It was a divorce for the history books.
The split of real-estate billionaire Harry Macklowe and his ex-wife Linda led to the richest night of art sales in Sotheby’s history on Monday, in a court-ordered auction to divide their assets.
When the final hammer came down, 35 lots of the embattled couple’s blue chip art, acquired over some 50 years, sold for $676 million.
But the Macklowes, who were married for 57 years, did not exactly celebrate in tandem. An insider told Page Six that Linda Macklowe (who is said to have had the real eye for art) was ensconced in a skybox at the auction, while Harry “worked the floor like a pro . . . He was having the time of his life.”
The source added: “The crazy part about this art sale is that it is only the first half of the collection. The rest comes up for sale in May.”
Though they made a beautiful collecting team, the Macklowes’ marriage was contentious. In her book “The Liar’s Ball: The Extraordinary Saga of How One Building Broke the World’s Toughest Tycoons,” journalist Vicky Ward wrote that they have been “heard to disparage each other and their marriage forcibly and publicly.”
While the auction house was packed with elite one-percenters, the real bidding action came over the phone via collectors from 25 countries around the globe. One of them, a mysterious Asian buyer, locked in Mark Rothko’s “No. 7” for a stunning $82.46 million — the auction’s highest sale.
Others who were bidding hard included, reportedly, members of the Qatar and Saudi royal families. A source from the auction told Page Six: “Many of the big pieces went to foreign buyers, and it is a big guessing game who bought which artwork.”Some purchasers, though, were less than secretive. Sources say that hedge-fund billionaire Ken Griffin bought Gerhard Richter’s “Abstraktes Bild” for $33 million after a lengthy bidding war.
Cryptocurrency investor Justin Sun claimed via Twitter that he was the buyer of the $78.4 million Giacometti piece “Le Nez.” Sotheby’s reports that it as one of the highest prices ever realized by the artist. Sun plans on donating the work to a foundation that deals in NFTs.
Jackson Pollock’s “Number 17, 1951” set a record for the artist, garnering an eye-opening $61,161,000.
Five collectors, hellbent on acquisition, battled for Agnes Martin’s “Untitled #44,” driving the price to a record $17.7 million, more than double its $8 million high estimate.
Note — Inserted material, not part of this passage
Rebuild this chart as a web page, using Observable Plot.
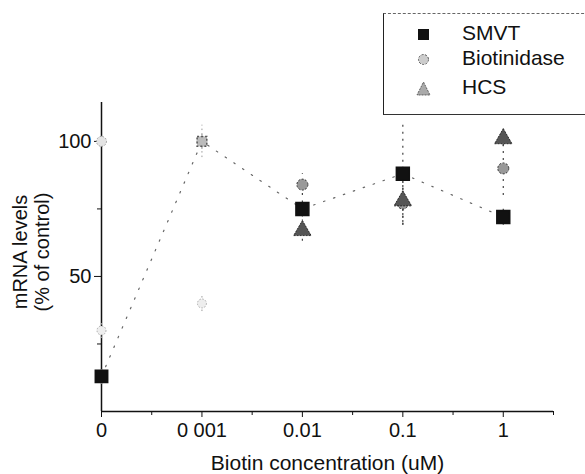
<!DOCTYPE html>
<html>
<head>
<meta charset="utf-8">
<script src="https://cdn.jsdelivr.net/npm/d3@7"></script>
<script src="https://cdn.jsdelivr.net/npm/@observablehq/plot@0.6"></script>
<style>
  html, body { margin: 0; padding: 0; background: #fff; }
  #wrap { position: relative; width: 585px; height: 474px; overflow: hidden; font-family: "Liberation Sans", Arial, sans-serif; }
  #legend { position: absolute; left: 383px; top: 13px; width: 210px; height: 100px;
    border-left: 1.5px solid #222; border-top: 1px dashed #666; border-bottom: 1.5px solid #333; background: #fff; }
  .item { position: absolute; left: 0; font-size: 21px; color: #111; }
  .item svg { position: absolute; left: 31px; top: -8px; }
  .item span { position: absolute; left: 78px; top: -13px; white-space: nowrap; }
  #ylab { position: absolute; left: 9px; top: 252px; transform-origin: 0 0; transform: rotate(-90deg) translate(-50%, 0);
    font-size: 20px; line-height: 22px; text-align: center; color: #111; white-space: nowrap; }
</style>
</head>
<body>
<div id="wrap"></div>
<script>
const concentrations = ["0", "0 001", "0.01", "0.1", "1"];
const seriesNames = ["SMVT", "Biotinidase", "HCS"];
const smvt = [13, 100, 75, 88, 72];
const smvtErr = [3, 6, 3, 19, 3];
const biotinidase = [100, 100, 84, 77, 90];
const biotinidaseErr = [2, 3, 4, 8, 10];
const hcs = [30, 40, 67, 78, 101];
const hcsErr = [3, 3, 4, 8, 3];
const yTicks = [50, 100];
const yMinor = [25, 75];

const rows = [];
const add = (name, vals, errs) => vals.forEach((v, i) => rows.push({series: name, i, v, lo: v - errs[i], hi: v + errs[i]}));
add("SMVT", smvt, smvtErr);
add("Biotinidase", biotinidase, biotinidaseErr);
add("HCS", hcs, hcsErr);
const smvtRows = rows.filter(d => d.series === "SMVT");
const bioRows = rows.filter(d => d.series === "Biotinidase");
const hcsRows = rows.filter(d => d.series === "HCS");
const early = d => d.i < 2;
const late = d => d.i >= 2;

const chart = Plot.plot({
  width: 585,
  height: 474,
  marginLeft: 101,
  marginRight: 32,
  marginTop: 102,
  marginBottom: 63,
  style: {fontFamily: "Liberation Sans, Arial, sans-serif", fontSize: "20px", color: "#111", background: "#fff"},
  x: {domain: [0, 4.5]},
  y: {domain: [0, 114.4]},
  marks: [
    Plot.axisX({ticks: [0, 1, 2, 3, 4], tickFormat: i => concentrations[i], tickSize: 6, tickPadding: 5, label: null, fontSize: 20}),
    Plot.axisX({ticks: [0.5, 1.5, 2.5, 3.5, 4.5], tickFormat: () => "", tickSize: 4, label: null}),
    Plot.axisY({ticks: yTicks, tickSize: 7, tickPadding: 3, label: null, fontSize: 20}),
    Plot.axisY({ticks: yMinor, tickSize: 4, tickFormat: () => "", label: null}),
    Plot.ruleY([0], {stroke: "#111", strokeWidth: 1.5}),
    Plot.ruleX([0], {stroke: "#111", strokeWidth: 1.5}),
    Plot.line(smvtRows, {x: "i", y: "v", stroke: "#666", strokeWidth: 1.2, strokeDasharray: "1.5,9"}),
    Plot.ruleX(rows.filter(late), {x: "i", y1: "lo", y2: "hi", stroke: "#444", strokeWidth: 1.2, strokeDasharray: "2,5"}),
    Plot.ruleX(rows.filter(early), {x: "i", y1: "lo", y2: "hi", stroke: "#999", strokeWidth: 1, strokeDasharray: "1.5,3"}),
    Plot.dot(bioRows.filter(late), {x: "i", y: "v", symbol: "circle", r: 5.5, fill: "#999", stroke: "#333", strokeWidth: 1, strokeDasharray: "2,1.5"}),
    Plot.dot(hcsRows.filter(late), {x: "i", y: "v", symbol: "triangle", r: 6.5, fill: "#555", stroke: "#111", strokeWidth: 0.8, strokeDasharray: "2,1"}),
    Plot.dot(bioRows.filter(early), {x: "i", y: "v", symbol: "circle", r: 5, fill: "#e4e4e4", stroke: "#888", strokeWidth: 0.8, strokeDasharray: "1.5,1.5"}),
    Plot.dot(hcsRows.filter(early), {x: "i", y: "v", symbol: "circle", r: 4.5, fill: "#eee", stroke: "#999", strokeWidth: 0.8, strokeDasharray: "1.5,1.5"}),
    Plot.dot(smvtRows.filter(late), {x: "i", y: "v", symbol: "square", r: 7.3, fill: "#111", stroke: "#111"}),
    Plot.dot(smvtRows.filter(d => d.i === 0), {x: "i", y: "v", symbol: "square", r: 7, fill: "#111", stroke: "#111"}),
    Plot.dot(smvtRows.filter(d => d.i === 1), {x: "i", y: "v", symbol: "square", r: 5.5, fill: "#bbb", stroke: "#555", strokeDasharray: "2,2"}),
    Plot.text(["Biotin concentration (uM)"], {frameAnchor: "bottom", dy: 58, fontSize: 21, fill: "#111"})
  ]
});

const wrap = document.getElementById("wrap");
wrap.appendChild(chart);

const ylab = document.createElement("div");
ylab.id = "ylab";
ylab.innerHTML = "mRNA levels<br>(% of control)";
wrap.appendChild(ylab);

const legend = document.createElement("div");
legend.id = "legend";
const symbols = {
  SMVT: '<rect x="3" y="3" width="11" height="11" fill="#111"/>',
  Biotinidase: '<circle cx="8.5" cy="8.5" r="5" fill="#ccc" stroke="#555" stroke-dasharray="2,1.5"/>',
  HCS: '<path d="M8.5,2 L15,15 L2,15 Z" fill="#aaa" stroke="#444" stroke-width="0.8" stroke-dasharray="2,1"/>'
};
const ys = [20, 45, 74];
seriesNames.forEach((name, k) => {
  const it = document.createElement("div");
  it.className = "item";
  it.style.top = ys[k] + "px";
  it.innerHTML = `<svg width="17" height="17">${symbols[name]}</svg><span>${name}</span>`;
  legend.appendChild(it);
});
wrap.appendChild(legend);
</script>
</body>
</html>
Even those who did not have a financial stake in the works by Mark Rothko, Jackson Pollack and Cy Twombly, which all exceeded $50 million, relished the big-money thrill of it all. Art dealer Helly Nahmad, who was there but did not buy anything at the auction, told The Post, “It was like fireworks. It was basically everyone being very enthusiastic and bidding. It was like the Roaring Twenties. That was the vibe.”
Ironically, Ward told The Post, “The art collection was what bonded Harry and Linda. If there had been no art collection they would have never stayed together. Harry absolutely respected her eye.”
But, Ward added, “This was the toxic marriage from hell. The level of vitriol, but at the same time this extraordinary bond, was there. They needed each other and they destroyed each other.”
In 2019, a year after their divorce, Harry married Patricia Lazar-Landeau and adorned a Park Avenue building with a 42-foot-tall billboard depicting the newlyweds’ smiling faces to celebrate their wedding.
Ward maintained that Linda wanted to keep the collection together, even after the divorce, and Harry pressed her to break it up because “she forced him to sell the General Motors Building, which symbolized the apex of his career. This auction is the ultimate tit for tat.”
Other highlights of the auction: Andy Warhol’s “Nine Marilyns” silkscreen from 1962, made shortly after Marilyn Monroe’s death, went for $48.5 million, while the pop artist’s “Sixteen Jackies” tribute to former first lady Jacqueline Kennedy sold for $33.9 million.
It all adds up to a boon for blue-chip collectors. “On a macro level, this is good for art in general,” Helly Nahmad told The Post. “There were bidding wars between serious collectors and also people relocating assets into art, which is a serious asset allocation. On a more specific level, if you own work by artists whose prices set records tonight, that is a good thing — if you like money.”